# Hypothesis testing with quotient of regression coefficients

Suppose we have the following multiple logistic regression model $\beta_0 + \beta_1 X_1 + \beta_2 X_2$, where $X_1$ and $X_2$ are binary variables, and $\theta = \beta_1 / \beta_2$. Then I have two questions:

1. Since $\theta = \beta_1 / \beta_2$, is it true that $$\frac{\hat \theta - \theta_0}{\hat{\mathrm{se}}(\hat \theta)} \sim \mathcal{N}(0, 1) \enspace ?$$ I mean, can I use the Wald statistic to test whether $\theta = \theta_0$?

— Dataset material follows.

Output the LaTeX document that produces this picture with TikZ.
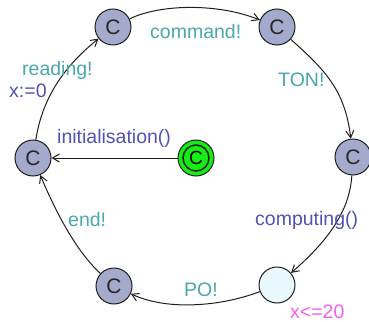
\documentclass[tikz,border=0pt]{standalone}
\usepackage{fontspec}
\setmainfont{Liberation Sans}
\usetikzlibrary{arrows.meta}
\definecolor{locfill}{RGB}{163,170,204}
\definecolor{initfill}{RGB}{20,238,20}
\definecolor{urgfill}{RGB}{232,248,252}
\definecolor{synccol}{RGB}{72,168,172}
\definecolor{updcol}{RGB}{82,82,182}
\definecolor{invcol}{RGB}{240,96,240}
\definecolor{edgecol}{RGB}{30,30,30}
\tikzset{
  loc/.style={circle, draw=edgecol, line width=1pt, fill=locfill, minimum size=36pt, inner sep=0pt,
    font=\fontsize{21}{22}\selectfont, text=black!85},
  urgloc/.style={loc, fill=urgfill},
  initloc/.style={loc, fill=initfill},
  edge/.style={draw=edgecol, line width=1pt, -{Straight Barb[length=7pt,width=8pt]}},
  lbl/.style={anchor=base west, inner sep=0pt, font=\fontsize{19.5}{22}\selectfont},
  sync/.style={lbl, text=synccol},
  upd/.style={lbl, text=updcol},
  inv/.style={lbl, text=invcol}
}
\begin{document}
\begin{tikzpicture}[x=1pt, y=-1pt]
\useasboundingbox (0,0) rectangle (369,321);
% locations
\node[loc] (T1) at (113,27) {C};
\node[loc] (T2) at (277,27) {C};
\node[loc] (R) at (353,157) {C};
\node[urgloc] (BR) at (277,285) {};
\node[loc] (BL) at (114,286) {C};
\node[loc] (L) at (33,158) {C};
\node[initloc] (G) at (196,158) {};
\draw[edgecol, line width=1.5pt] (G.center) circle (13pt);
\node[font=\fontsize{19}{20}\selectfont, text=black, inner sep=0pt] (Gc) at (G.center) {C};
% transitions
\draw[edge] (T1) .. controls (160,4) and (218,3) .. (T2);
\draw[edge] (T2) .. controls (325,70) and (345,90) .. (R);
\draw[edge] (R) .. controls (350,205) and (335,235) .. (BR);
\draw[edge] (BR) .. controls (225,305) and (170,312) .. (BL);
\draw[edge] (BL) .. controls (75,250) and (55,210) .. (L);
\draw[edge] (L) .. controls (42,100) and (62,68) .. (T1);
\draw[edge] (G) -- (L);
% labels
\node[sync] (lcmd) at (150,38.5) {command!};
\node[sync] (lton) at (278,86) {TON!};
\node[sync] (lread) at (22,75) {reading!};
\node[upd] (lx0) at (9,97) {x:=0};
\node[upd] (linit) at (57,143) {initialisation()};
\node[sync] (lend) at (68,226) {end!};
\node[upd] (lcomp) at (255,225) {computing()};
\node[sync] (lpo) at (184,296) {PO!};
\node[inv] (linv) at (290,318) {x<=20};
\end{tikzpicture}
\end{document}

2. On the other hand, if we wanted to use a t-test for the same purpose, how many degrees of freedom should we use? I mean, as we are really using 2 coefficients, would it be a t-test with $n - 1$ or $n - 2$ degrees of freedom?

• You should look into the delta method, which can handle exactly this situation. This is by far the easiest way to trace out the standard error. Commented Jun 21, 2016 at 10:59

Consider the hypothesis

$H_0: \frac{\beta_1}{\beta_2}=\theta_0$ against
$H_1: \frac{\beta_1}{\beta_2}\neq\theta_0$

And assume that $\beta_2\neq 0$ (because otherwise the hypothesis isn't really meaningful).

Then we can simply multiply through by $\beta_2$:

$H_0: {\beta_1}=\theta_0{\beta_2}$ against
$H_1: {\beta_1}\neq\theta_0{\beta_2}$

Now recall that $\theta_0$ is a specified constant.

This is now easily seen to be a particular form of general linear hypothesis. It's perfectly amenable to an ordinary $F$ or $t$-test from information that can be extracted from a regression, following standard theory. Indeed, some packages will allow you to test such a hypothesis directly.